Sarah, die ihre Laufbahn eigentlich als konventionelle Singer-/Songwriterin mit der akustischen Gitarre begann, bevor sie dann im Folgenden dann geradezu visionär alles umarmte, was ihr stilistisch geeignet erschien, ihre persönlich gefärbten Songs zu Gehör zu bringen, kehrte auf dieser Solo-Tour sozusagen zu ihren Wurzeln zurück. Denn anstatt - wie auf ihren letzten Tonträgern - mit Elektronik, Computertechnik, orchestralen Klangflächen, Beats, Loops, Samples und Bandkonstellationen aller Couleur zu hantieren, stellte sie sich hier sozusagen in Reinkultur dem Publikum: Alleine bewaffnet mit einer akustischen und einer elektrischen Gitarre präsentierte sie ihre Songs in der reinstmöglichen Form.
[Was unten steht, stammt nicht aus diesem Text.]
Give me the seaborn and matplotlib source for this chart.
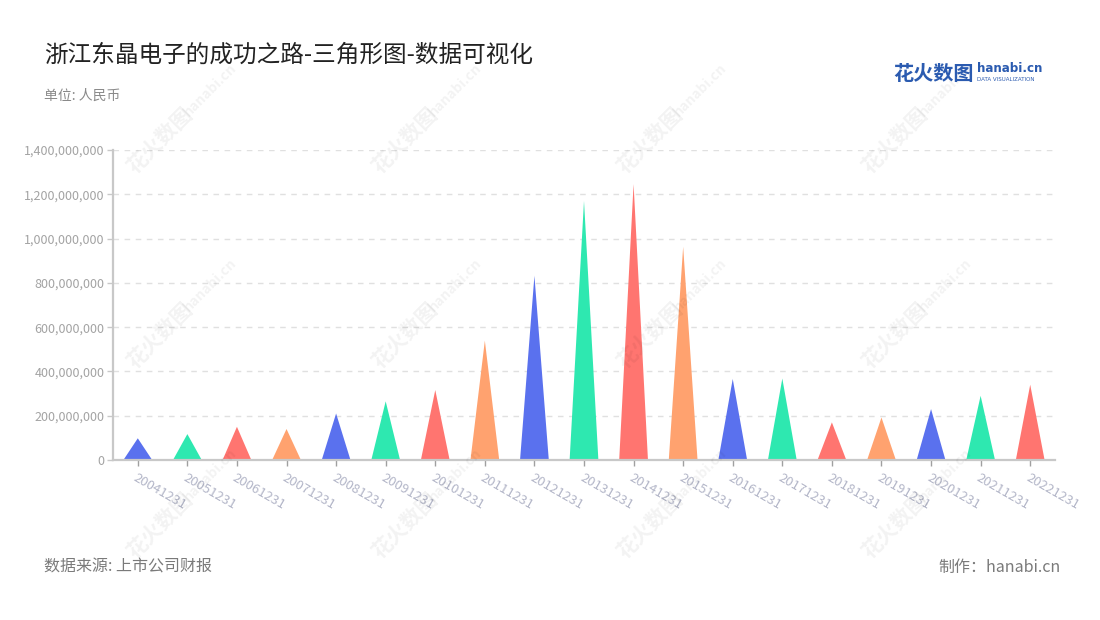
"""Triangle chart: Zhejiang Dongjing Electronics, yearly values (hanabi style)."""
import matplotlib
matplotlib.use("Agg")
import matplotlib.pyplot as plt
from matplotlib.patches import Polygon
from matplotlib.ticker import FuncFormatter
import seaborn as sns

# ---- data ----
dates = ["20041231", "20051231", "20061231", "20071231", "20081231", "20091231",
         "20101231", "20111231", "20121231", "20131231", "20141231", "20151231",
         "20161231", "20171231", "20181231", "20191231", "20201231", "20211231",
         "20221231"]
values = [98e6, 117e6, 150e6, 140e6, 210e6, 265e6,
          316e6, 539e6, 832e6, 1170e6, 1246e6, 963e6,
          366e6, 368e6, 170e6, 192e6, 230e6, 290e6,
          340e6]
y_ticks = [0, 2e8, 4e8, 6e8, 8e8, 10e8, 12e8, 14e8]

title = "浙江东晶电子的成功之路-三角形图-数据可视化"
subtitle = "单位: 人民币"
source = "数据来源: 上市公司财报"
credit = "制作：hanabi.cn"

cycle = ["#5a71ee", "#2ee8b0", "#ff7570", "#ffa26f"]
palette = [cycle[i % len(cycle)] for i in range(len(dates))]

sns.set_theme(style="white")
plt.rcParams["font.family"] = ["Noto Sans CJK SC", "DejaVu Sans"]

fig = plt.figure(figsize=(11, 6.2), dpi=100)
ax = fig.add_axes([113 / 1100, 1 - 460 / 620, 942 / 1100, 310 / 620])

sns.barplot(x=dates, y=values, hue=dates, palette=palette, legend=False,
            width=0.58, saturation=1, ax=ax, zorder=3)

# turn each bar into a triangle with the same footprint
for patch in list(ax.patches):
    x0, w, h = patch.get_x(), patch.get_width(), patch.get_height()
    tri = Polygon([(x0, 0), (x0 + w / 2, h), (x0 + w, 0)], closed=True,
                  facecolor=patch.get_facecolor(), edgecolor="none", zorder=3)
    ax.add_patch(tri)
    patch.remove()

ax.set_xlim(-0.5, len(dates) - 0.5)
ax.set_ylim(0, 1.4e9)
ax.set_yticks(y_ticks)
ax.yaxis.set_major_formatter(FuncFormatter(lambda v, _: f"{v:,.0f}"))
ax.set_xlabel("")
ax.set_ylabel("")

ax.grid(axis="y", color="#e0e0e0", linestyle=(0, (4, 4)), linewidth=1, zorder=0)
ax.grid(axis="x", visible=False)
for side in ("top", "right"):
    ax.spines[side].set_visible(False)
for side in ("left", "bottom"):
    ax.spines[side].set_color("#c8c8c8")
    ax.spines[side].set_linewidth(1.6)
    ax.spines[side].set_zorder(4)

ax.tick_params(axis="y", left=True, length=4, width=1, color="#c8c8c8",
               labelsize=9, labelcolor="#a3a3a3", pad=2)
ax.tick_params(axis="x", bottom=True, length=4, width=1, color="#a0a0a0",
               labelsize=9.5, labelcolor="#b3b6c8", pad=4)
for lbl in ax.get_xticklabels():
    lbl.set_rotation(-30)
    lbl.set_ha("left")
    lbl.set_va("top")
    lbl.set_rotation_mode("anchor")

# faint background watermarks
for wx in (160, 405, 650, 895):
    for wy in (140, 335, 525):
        fig.text(wx / 1100, 1 - wy / 620, "花火数图", rotation=45, fontsize=15,
                 fontweight="bold", color="#000000", alpha=0.05,
                 ha="center", va="center", rotation_mode="anchor", zorder=0)
        fig.text((wx + 50) / 1100, 1 - (wy - 50) / 620, "hanabi.cn", rotation=45,
                 fontsize=10, fontweight="bold", color="#000000", alpha=0.05,
                 ha="center", va="center", rotation_mode="anchor", zorder=0)

# titles and footer
fig.text(44 / 1100, 1 - 55 / 620, title, fontsize=17, color="#222222",
         ha="left", va="center")
fig.text(44 / 1100, 1 - 96 / 620, subtitle, fontsize=10, color="#8a8a8a",
         ha="left", va="center")
fig.text(44 / 1100, 1 - 567 / 620, source, fontsize=11.5, color="#7a7a7a",
         ha="left", va="center")
fig.text(1061 / 1100, 1 - 567 / 620, credit, fontsize=11.5, color="#7a7a7a",
         ha="right", va="center")

# logo
fig.text(893 / 1100, 1 - 73 / 620, "花火数图", fontsize=14.5, fontweight="bold",
         color="#2b5bb0", ha="left", va="center")
fig.text(977 / 1100, 1 - 69 / 620, "hanabi.cn", fontsize=8.6, fontweight="bold",
         color="#2b5bb0", ha="left", va="center", family=["DejaVu Sans"])
fig.text(977 / 1100, 1 - 79.5 / 620, "DATA VISUALIZATION", fontsize=4,
         color="#2b5bb0", ha="left", va="center", family=["DejaVu Sans"])

fig.savefig("out.png", dpi=100, facecolor="white")
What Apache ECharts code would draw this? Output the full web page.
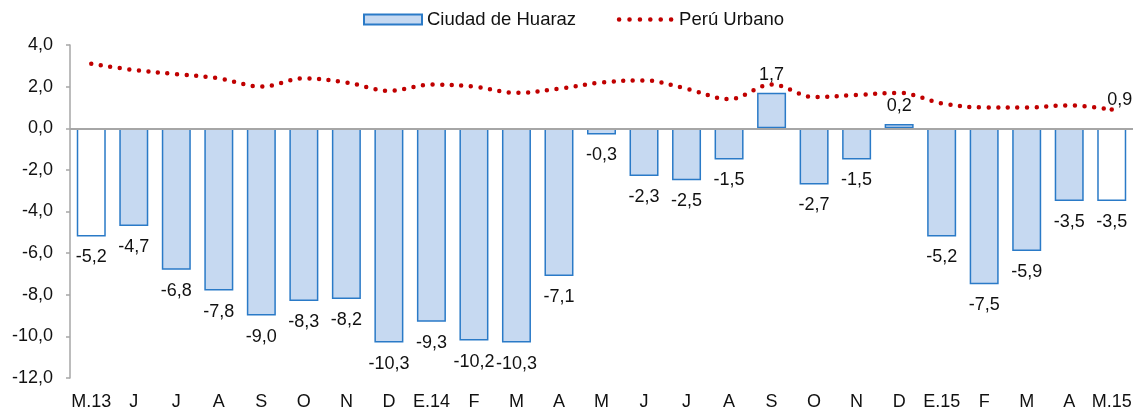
<!DOCTYPE html>
<html lang="es">
<head>
    <meta charset="UTF-8">
    <title>Ciudad de Huaraz vs Perú Urbano</title>
    <script src="https://cdn.jsdelivr.net/npm/echarts@6/dist/echarts.min.js"></script>
    <style>
        html, body { margin: 0; padding: 0; background: #fff; }
        #chart { width: 1135px; height: 414px; }
    </style>
</head>
<body>
<div id="chart"></div>
<script type="text/javascript">
    // meses, de M.13 a M.15
    var meses = ['M.13', 'J', 'J', 'A', 'S', 'O', 'N', 'D', 'E.14', 'F', 'M', 'A',
        'M', 'J', 'J', 'A', 'S', 'O', 'N', 'D', 'E.15', 'F', 'M', 'A', 'M.15'];
    var huaraz = [-5.2, -4.7, -6.8, -7.8, -9.0, -8.3, -8.2, -10.3, -9.3, -10.2, -10.3, -7.1,
        -0.3, -2.3, -2.5, -1.5, 1.7, -2.7, -1.5, 0.2, -5.2, -7.5, -5.9, -3.5, -3.5];
    var peruUrbano = [3.1, 2.8, 2.6, 2.4, 2.0, 2.4, 2.2, 1.8, 2.1, 2.0, 1.7, 1.9,
        2.2, 2.3, 1.9, 1.4, 2.1, 1.5, 1.6, 1.7, 1.2, 1.0, 1.0, 1.1, 0.9];
    var yTicks = [-12, 4, 2];   // min, max, intervalo

    var fuente = 'Liberation Sans, Arial, sans-serif';
    var coma = function (v) { return Number(v).toFixed(1).replace('.', ','); };

    // icono de leyenda: seis puntos (la caja 58x10 se marca con trazos nulos)
    var puntos = 'path://M0 0L0.01 0M58 10L57.99 10';
    for (var k = 0; k < 6; k++) {
        var cx = 3 + k * 10.4;
        puntos += 'M' + (cx - 2.3) + ' 5a2.3 2.3 0 1 0 4.6 0a2.3 2.3 0 1 0 -4.6 0';
    }

    // primera y ultima barra sin relleno
    var barras = huaraz.map(function (v, i) {
        var extremo = (i === 0 || i === huaraz.length - 1);
        return {
            value: v,
            itemStyle: extremo ? { color: '#ffffff' } : {},
            label: v < 0 ? { position: 'bottom', distance: 12 } : { position: 'top', distance: 9 }
        };
    });

    // solo el ultimo punto lleva etiqueta
    var linea = peruUrbano.map(function (v, i) {
        if (i === peruUrbano.length - 1) {
            return { value: v, symbol: 'circle', symbolSize: 4.5, label: { show: true } };
        }
        return v;
    });

    var chart = echarts.init(document.getElementById('chart'));
    chart.setOption({
        animation: false,
        textStyle: { fontFamily: fuente },
        legend: {
            top: 5,
            left: 358,
            itemWidth: 58,
            itemHeight: 10,
            itemGap: 40,
            textStyle: { fontSize: 18.5, color: '#111', fontFamily: fuente },
            data: [
                { name: 'Ciudad de Huaraz', icon: 'rect' },
                { name: 'Perú Urbano', icon: puntos }
            ]
        },
        grid: { left: 70, right: 2, top: 45, bottom: 36 },
        xAxis: {
            type: 'category',
            data: meses,
            axisLine: { show: false, onZero: false },
            axisTick: { show: false },
            axisLabel: { fontSize: 18, color: '#111', margin: 15, interval: 0 }
        },
        yAxis: {
            type: 'value',
            min: yTicks[0],
            max: yTicks[1],
            interval: yTicks[2],
            axisLine: { show: true, lineStyle: { color: '#a6a6a6', width: 1.5 } },
            axisTick: { show: true, length: 4, lineStyle: { color: '#a6a6a6', width: 1.5 } },
            splitLine: { show: false },
            axisLabel: { fontSize: 18, color: '#111', margin: 17, formatter: coma }
        },
        series: [
            {
                name: 'Ciudad de Huaraz',
                type: 'bar',
                barWidth: 29,
                data: barras,
                itemStyle: { color: '#c6d9f1', borderColor: '#2a7ac7', borderWidth: 1.5 },
                label: {
                    show: true,
                    fontSize: 18,
                    color: '#111',
                    formatter: function (p) { return coma(p.value); }
                },
                markLine: {
                    silent: true,
                    symbol: 'none',
                    label: { show: false },
                    lineStyle: { color: '#a6a6a6', width: 2, type: 'solid' },
                    data: [{ yAxis: 0 }]
                }
            },
            {
                name: 'Perú Urbano',
                type: 'line',
                data: linea,
                smooth: 0.35,
                symbol: 'none',
                z: 5,
                itemStyle: { color: '#c00000' },
                lineStyle: { color: '#c00000', width: 4.5, type: [0, 9.6], cap: 'round' },
                label: {
                    show: false,
                    position: 'top',
                    distance: 4,
                    offset: [8, 6],
                    fontSize: 18,
                    color: '#111',
                    formatter: function (p) { return coma(p.value); }
                }
            }
        ]
    });
</script>
</body>
</html>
Am Besten geeignet, das, was Sarah eigentlich macht, in Worte zu fassen, ist vielleicht ihr Song "Clementine". Dieses Stück, das sie bei der Show ihrer Mutter Malia widmete (die den Song - wie viele andere auch - besonders mag (obwohl Sarah das nicht verstehen kann, weil sie den Song dereinst so schnell schrieb)), erschien zunächst in Form einer Americana-Version auf dem Album "Suburban Nature", dann als Piano-Ballade auf der EP "The Way The Sound Leaves The Body". Bei dem Konzert in Köln spielte sie den Song nun wieder als Ballade - aber auf der elektrischen Gitarre, die sie indes spielte wie eine akustische Gitarre. Will meinen: Bei Sarah Jaffe ist der musikalische Stil nur ein Mittel, aber nie der Zweck - und somit eigentlich auch nicht besonders wichtig. Im Zentrum stehen stets alleine die Songs.
Der relativ spröde, aber auch betont ungekünstelte Vortrag Sarahs hat mehrere Ursachen. Zum einen berichtete sie nämlich vor der Show, dass sie sich im Studio wesentlich wohler fühle als auf der Bühne - weswegen sie deshalb dort immer einer gewissen Spannung ausgesetzt sei. Dies äußerte sich dann zum Beispiel darin, dass sie meistens konzentriert mit geschlossenen Augen sang und nur wenig Zeit mit Ansagen und Späßchen verbrachte. Dann ist es natürlich so, dass sie als Texanerin zweifelsohne ein anderes Publikum gewohnt ist als das Deutsche. Dass nämlich die Zuschauer während des Vortrages aufmerksam zuhören, so dass eine fast unheimliche, andächtige Stille herrscht, fand sie nämlich offensichtlich zunächst irritierend - obwohl es ihr am Ende dann doch gefiel. "Jede Faser meines Körpers möchte diese Stille unterbrechen", meinte sie während einer ihrer Stimmpausen, "aber es ist andererseits auch sehr schön." Und dann kommt noch ein Aspekt den Vortrag betreffend hinzu: Sarah legt nämlich keinen besonderen Wert darauf, cool rüberzukommen. Tatsächlich hat sie über dieses Thema den Song "Overrated" geschrieben, in dem es darum geht, dass eben das "cool zu sein" ziemlich überschätzt sei.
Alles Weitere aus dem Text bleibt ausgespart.